● 大切なのは 祭りを残していくこと

 ―遠山天満宮南和田保存会会長・鎌倉詔さん

 遠山天満宮は、南信濃村和田中心部より南へ4キロほど下った南和田大町地区の高台にあり、現在は17戸の部落社です。昭和53年、社殿の修復を機に35年ぶりに祭を復活しました。当初は、隣の地区の和田保存会に協力してもらい、舞を奉納していましたが、同地区の若い衆が自分たちの手で引き継いでいこうと、南和田保存会を結成。
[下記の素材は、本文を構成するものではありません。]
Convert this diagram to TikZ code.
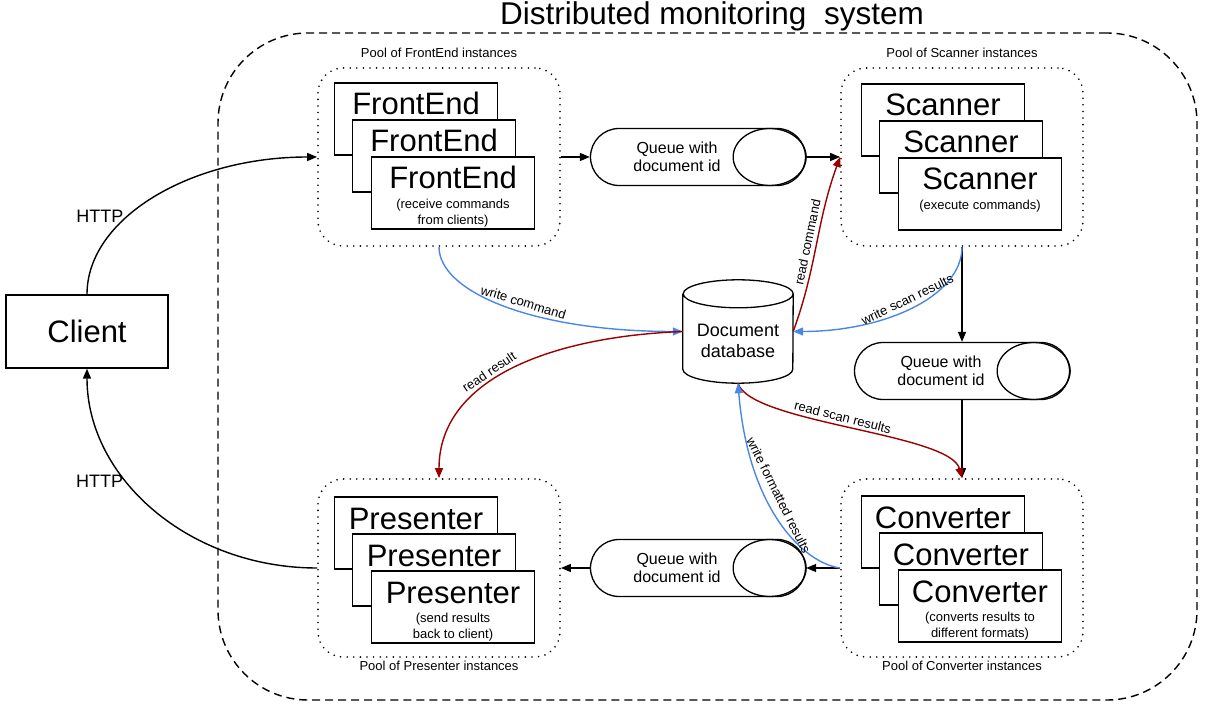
\documentclass[tikz,border=0pt]{standalone}
\usepackage{fontspec}
\setmainfont{Liberation Sans}
\usetikzlibrary{arrows.meta}

\definecolor{writeblue}{HTML}{4A86E8}
\definecolor{readred}{HTML}{990000}

\tikzset{
  pool/.style={draw, line width=1.8pt, line cap=round, dash pattern=on 0pt off 6.6pt,
    rounded corners=25pt, minimum width=242pt, minimum height=178pt},
  poollab/.style={font=\fontsize{13}{15}\selectfont, inner sep=0pt},
  inst/.style={draw, fill=white, line width=1.3pt, minimum width=163pt, inner sep=0pt,
    text height=32pt, text depth=40pt, font=\fontsize{31}{36}\selectfont},
  note/.style={font=\fontsize{13}{16.5}\selectfont, align=center, inner sep=0pt},
  queue/.style={draw, line width=1.3pt, rounded corners=28.5pt, minimum width=215pt,
    minimum height=57pt},
  qtext/.style={align=center, font=\fontsize{16}{18}\selectfont},
  flow/.style={line width=1.4pt, -{Triangle[length=10pt,width=8pt]}},
  writeflow/.style={flow, draw=writeblue},
  readflow/.style={flow, draw=readred},
  lab/.style={font=\fontsize{13}{15}\selectfont, sloped, above, inner sep=4pt},
  http/.style={font=\fontsize{18}{21}\selectfont, left},
}

\begin{document}
\begin{tikzpicture}[x=1pt, y=1pt]
\useasboundingbox (0,0) rectangle (1214,723);
% system boundary and title
\node[draw, line width=1.4pt, dash pattern=on 8pt off 5pt, rounded corners=90pt,
  minimum width=979pt, minimum height=667pt] (sys) at (707.5,356.5) {};
\node[font=\fontsize{31.5}{36}\selectfont, anchor=base] (title) at (712,698) {Distributed monitoring\ \ system};

% client
\node[draw, line width=1.3pt, minimum width=162pt, minimum height=73pt,
  font=\fontsize{31}{36}\selectfont] (client) at (87,391.5) {Client};

% pools of instances
\node[pool] (fepool) at (439,566) {};
\node[pool] (scpool) at (962,566) {};
\node[pool] (prpool) at (439,155) {};
\node[pool] (copool) at (962,155) {};
\node[poollab, anchor=base] (felab) at ([yshift=10pt]fepool.north) {Pool of FrontEnd instances};
\node[poollab, anchor=base] (sclab) at ([yshift=10pt]scpool.north) {Pool of Scanner instances};
\node[poollab, anchor=base] (prlab) at ([yshift=-13pt]prpool.south) {Pool of Presenter instances};
\node[poollab, anchor=base] (colab) at ([yshift=-13pt]copool.south) {Pool of Converter instances};

% three stacked instances per pool
\foreach \n/\px/\py/\t/\s in {fe/416/604/FrontEnd/{(receive commands\\from clients)},
    sc/943/603/Scanner/{(execute commands)},
    pr/416/190/Presenter/{(send results\\back to client)},
    co/943/191/Converter/{(converts results to\\different formats)}}{
  \node[inst] (\n1) at (\px,\py) {\t};
  \node[inst] (\n2) at (\px+18,\py-37) {\t};
  \node[inst] (\n3) at (\px+37,\py-74) {\t};
  \node[note, anchor=north] (\n note) at ([yshift=-42.5pt]\n3.north) {\s};
}

% queues
\foreach \q/\qx/\qy in {q1/698/566, q2/962/352, q3/698/155}{
  \node[queue] (\q) at (\qx,\qy) {};
  \draw[line width=1.3pt] ([xshift=-36.5pt]\q.east) ellipse (36.5 and 28.5);
  \node[qtext] (\q text) at ([xshift=-21pt]\q.center) {Queue with\\document id};
}

% database
\node[minimum width=110pt, minimum height=103pt] (db) at (738,391.5) {};
\draw[line width=1.3pt] ([yshift=-14pt]db.north west) -- ([yshift=14pt]db.south west)
  arc[start angle=180, end angle=360, x radius=55, y radius=14]
  -- ([yshift=-14pt]db.north east)
  arc[start angle=0, end angle=360, x radius=55, y radius=14];
\node[align=center, font=\fontsize{18}{21}\selectfont] (dbtext) at ([yshift=-9pt]db.center) {Document\\database};

% main flow
\draw[flow] (fepool.east) -- (q1.west);
\draw[flow] (q1.east) -- (scpool.west);
\draw[flow] (scpool.south) -- (q2.north);
\draw[flow] (q2.south) -- (copool.north);
\draw[flow] (copool.west) -- (q3.east);
\draw[flow] (q3.west) -- (prpool.east);

% HTTP
\draw[flow] (client.north) .. controls +(0,76) and +(-127,0) .. (fepool.west)
  node[http, pos=0.38] (http1) {HTTP};
\draw[flow] (prpool.west) .. controls +(-127.5,0) and +(0,-110) .. (client.south)
  node[http, pos=0.62] (http2) {HTTP};

% database access
\draw[writeflow] (fepool.south) .. controls +(0,-45) and +(-150,0) .. (db.west)
  node[lab, pos=0.56] (wcmd) {write command};
\draw[readflow] (db.west) .. controls +(-130,-5) and +(0,100) .. (prpool.north)
  node[lab, pos=0.57] (rres) {read result};
\draw[readflow] (db.east) to[out=70, in=250] node[lab, pos=0.5] (rcmd) {read command} (scpool.west);
\draw[writeflow] (scpool.south) .. controls +(0,-50) and +(90,0) .. (db.east)
  node[lab, pos=0.5] (wscan) {write scan results};
\draw[readflow] (db.south) .. controls +(12,-40) and +(-12,45) .. (copool.north)
  node[lab, pos=0.47] (rscan) {read scan results};
\draw[writeflow] (copool.west) .. controls +(-37,5) and +(10,-125) .. (db.south)
  node[lab, inner sep=7pt, pos=0.6] (wfmt) {write formatted results};
\end{tikzpicture}
\end{document}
年寄り衆から舞を習い、祭を盛り上げ始めました。
 そんななかで遠山天満宮の霜月祭りの日が、12月17日と決まっていることが問題になりました。というのも、地区の人たちのほとんどが勤め人なので、平日にあたったときは参加できない人がでてくるからです。それでは、みんなの祭にならないと、保存会では祭の日を、祝日の12月23日に変更しました。子どもたちも加わり、遠山天満宮での霜月祭りが存続できるようになったわけです。
 しかし、必要な舞い手は面の数の42人です。17戸の住民だけでは半分にしかなりません。そこで目をつけたのが、霜月祭りをひと目見ようとやってくる参拝者です。毎年、この時期になると、民俗芸能の研究者やカメラマンなども含め、多くの人が遠山郷を訪れるので、こうした人たちに「いっしょに踊りまい(踊りましょう)」と声をかけたのです。
 現在、遠山郷の霜月祭りは、村の人々だけで舞われる伝承型と、見にきた人も舞に参加できる参加体験型のふたつに分かれてきています。伝統ある祭によその人を入れることにさまざまな意見がありますが、保存会の会長である鎌倉詔さんは「うちの祭は参加型。舞い手がいなければ、祭を伝承することもできない。どんな形でも残していく、毎年続けていくことが大事だ」と柔軟に考えています。